Moreover Ignatius drew men away from Torah and declared the Torah to have been abolished, not only at Antioch but at other Gentile assemblies to which he wrote:

Be not deceived with strange doctrines;
nor with old fables which are unprofitable.
For if we still continue to live according to the Jewish Law,
we do confess ourselves not to have received grace…
(Mag. 3:1)

But if any one shall preach the Jewish law unto you,
hearken not unto him…
(Phil. 2:6)

It is also Ignatius who first replaces the Seventh Day Sabbath with Sunday worship, writing:

“…no longer observing sabbaths, but keeping the Lord’s day
in which also our life is sprung up by him, and through
his death…”
(Magnesians 3:3)

Having seceded from the authority of Jerusalem, declared the Torah abolished and replacing the Sabbath with Sunday, Ignatius had created a new religion. Ignatius coins a new term, never before used, for this new religion which he calls “Christianity” and which he makes clear is new and district religion from Judaism. He writes:

…let us learn to live according to the rules of Christianity,
for whosoever is called by any other name
besides this, he is not of God….

It is absurd to name Jesus Christ, and to Judaize.
For the Christian religion did not embrace the Jewish.
But the Jewish the Christian…
(Mag. 3:8, 11)

Conclusion

By the end of the first century Ignatius of Antioch had declared  that the Nazarene doctrine that the Torah should still be observed which Augustine admitted began with “the preaching of Christ” and was the doctrine kept by Paul to be an error and a heresy.

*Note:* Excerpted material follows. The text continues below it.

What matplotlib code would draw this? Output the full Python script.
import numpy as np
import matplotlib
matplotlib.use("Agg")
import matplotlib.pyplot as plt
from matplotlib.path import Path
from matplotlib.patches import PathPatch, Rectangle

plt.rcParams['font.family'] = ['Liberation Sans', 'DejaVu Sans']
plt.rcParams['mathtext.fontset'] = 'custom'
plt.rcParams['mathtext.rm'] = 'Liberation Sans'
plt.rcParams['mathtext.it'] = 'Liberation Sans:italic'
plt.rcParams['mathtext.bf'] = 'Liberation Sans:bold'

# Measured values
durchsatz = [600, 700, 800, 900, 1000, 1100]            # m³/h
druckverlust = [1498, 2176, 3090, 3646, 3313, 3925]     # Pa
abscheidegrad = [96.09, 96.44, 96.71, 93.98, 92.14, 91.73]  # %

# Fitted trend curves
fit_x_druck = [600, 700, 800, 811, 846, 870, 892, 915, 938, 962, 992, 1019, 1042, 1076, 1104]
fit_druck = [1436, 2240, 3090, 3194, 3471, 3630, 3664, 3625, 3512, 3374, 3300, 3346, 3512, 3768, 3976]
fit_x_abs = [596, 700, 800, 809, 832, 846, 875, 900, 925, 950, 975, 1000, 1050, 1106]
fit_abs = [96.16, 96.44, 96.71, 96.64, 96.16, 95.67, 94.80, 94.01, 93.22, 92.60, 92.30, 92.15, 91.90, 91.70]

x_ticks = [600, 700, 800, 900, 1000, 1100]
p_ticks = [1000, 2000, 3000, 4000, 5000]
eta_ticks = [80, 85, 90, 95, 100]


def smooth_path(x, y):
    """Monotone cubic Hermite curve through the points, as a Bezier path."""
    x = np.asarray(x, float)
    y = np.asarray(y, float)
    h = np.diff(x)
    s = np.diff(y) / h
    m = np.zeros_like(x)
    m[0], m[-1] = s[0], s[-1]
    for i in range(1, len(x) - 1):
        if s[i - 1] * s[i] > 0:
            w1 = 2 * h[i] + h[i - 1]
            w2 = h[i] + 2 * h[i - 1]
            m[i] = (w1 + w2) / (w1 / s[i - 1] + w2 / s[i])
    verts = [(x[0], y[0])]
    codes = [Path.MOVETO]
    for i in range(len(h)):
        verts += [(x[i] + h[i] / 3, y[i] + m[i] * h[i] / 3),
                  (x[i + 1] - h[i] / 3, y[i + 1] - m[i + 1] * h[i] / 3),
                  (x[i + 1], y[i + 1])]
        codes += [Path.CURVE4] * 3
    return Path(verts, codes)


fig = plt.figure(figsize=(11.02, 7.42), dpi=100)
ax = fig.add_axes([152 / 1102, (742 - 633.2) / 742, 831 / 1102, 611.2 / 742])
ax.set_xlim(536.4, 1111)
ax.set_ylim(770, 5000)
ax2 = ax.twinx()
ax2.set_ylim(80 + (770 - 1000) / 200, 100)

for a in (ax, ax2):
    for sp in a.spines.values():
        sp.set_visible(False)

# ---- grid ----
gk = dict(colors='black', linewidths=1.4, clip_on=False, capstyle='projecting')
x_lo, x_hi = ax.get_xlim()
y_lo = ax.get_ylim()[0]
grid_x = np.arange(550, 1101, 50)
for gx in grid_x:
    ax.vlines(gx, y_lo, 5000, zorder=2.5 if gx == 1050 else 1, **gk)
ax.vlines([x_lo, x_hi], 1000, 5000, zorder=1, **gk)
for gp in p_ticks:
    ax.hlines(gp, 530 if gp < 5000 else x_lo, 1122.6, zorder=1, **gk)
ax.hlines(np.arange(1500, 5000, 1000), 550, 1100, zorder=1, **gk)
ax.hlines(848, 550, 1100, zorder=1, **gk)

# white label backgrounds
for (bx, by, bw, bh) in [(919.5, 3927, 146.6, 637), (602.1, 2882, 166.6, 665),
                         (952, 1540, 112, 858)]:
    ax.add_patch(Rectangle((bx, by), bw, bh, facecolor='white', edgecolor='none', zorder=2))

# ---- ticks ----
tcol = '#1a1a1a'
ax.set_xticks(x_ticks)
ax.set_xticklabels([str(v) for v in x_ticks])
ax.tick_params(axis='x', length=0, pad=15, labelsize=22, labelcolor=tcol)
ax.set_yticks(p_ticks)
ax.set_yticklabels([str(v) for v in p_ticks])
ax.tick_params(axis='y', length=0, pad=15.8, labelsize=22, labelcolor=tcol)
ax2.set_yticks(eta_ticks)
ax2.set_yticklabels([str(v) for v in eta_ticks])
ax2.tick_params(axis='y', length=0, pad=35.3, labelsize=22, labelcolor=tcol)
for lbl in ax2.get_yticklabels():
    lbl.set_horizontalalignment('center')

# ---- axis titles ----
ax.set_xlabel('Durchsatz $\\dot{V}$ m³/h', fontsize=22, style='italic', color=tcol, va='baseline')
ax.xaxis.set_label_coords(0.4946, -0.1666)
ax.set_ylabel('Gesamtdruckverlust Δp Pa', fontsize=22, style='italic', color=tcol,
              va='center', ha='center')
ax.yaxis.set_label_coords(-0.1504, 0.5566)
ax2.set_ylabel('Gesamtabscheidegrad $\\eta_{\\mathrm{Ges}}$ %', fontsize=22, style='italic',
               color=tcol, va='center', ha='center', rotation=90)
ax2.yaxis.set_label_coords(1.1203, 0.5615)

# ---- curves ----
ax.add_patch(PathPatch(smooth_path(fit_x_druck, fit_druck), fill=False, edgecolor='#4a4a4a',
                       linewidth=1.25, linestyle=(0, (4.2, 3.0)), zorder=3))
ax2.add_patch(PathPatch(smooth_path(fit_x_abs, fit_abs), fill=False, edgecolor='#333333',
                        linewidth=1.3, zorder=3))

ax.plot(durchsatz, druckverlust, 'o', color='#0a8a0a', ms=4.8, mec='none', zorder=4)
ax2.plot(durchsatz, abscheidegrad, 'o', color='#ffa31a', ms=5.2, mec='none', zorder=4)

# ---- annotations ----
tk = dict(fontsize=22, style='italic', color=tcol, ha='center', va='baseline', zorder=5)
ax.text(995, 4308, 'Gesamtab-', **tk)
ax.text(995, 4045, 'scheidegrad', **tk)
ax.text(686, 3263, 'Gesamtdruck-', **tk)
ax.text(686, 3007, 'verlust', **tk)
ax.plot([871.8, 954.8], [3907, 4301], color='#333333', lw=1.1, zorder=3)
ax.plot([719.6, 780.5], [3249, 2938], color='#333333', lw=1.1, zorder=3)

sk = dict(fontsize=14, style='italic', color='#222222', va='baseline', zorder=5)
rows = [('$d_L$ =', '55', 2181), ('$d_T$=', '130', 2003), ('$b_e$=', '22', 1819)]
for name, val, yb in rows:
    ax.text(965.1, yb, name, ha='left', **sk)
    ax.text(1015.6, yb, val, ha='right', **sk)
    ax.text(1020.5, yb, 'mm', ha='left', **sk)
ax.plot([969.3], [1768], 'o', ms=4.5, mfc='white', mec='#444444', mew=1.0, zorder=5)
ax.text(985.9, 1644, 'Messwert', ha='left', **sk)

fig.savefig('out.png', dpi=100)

He seceded from Judaism and founded a new religion which he called “Christianity”. A religion which rejected the Torah, and replaced the Seventh Day Sabbath with Sunday Worship.

Yeshua did not come to create a new religion, he came to be the Messiah of Judaism.  The original followers of Yeshua as the Messiah were a sect of Judaism called the sect of the Nazarenes (Acts 24:5).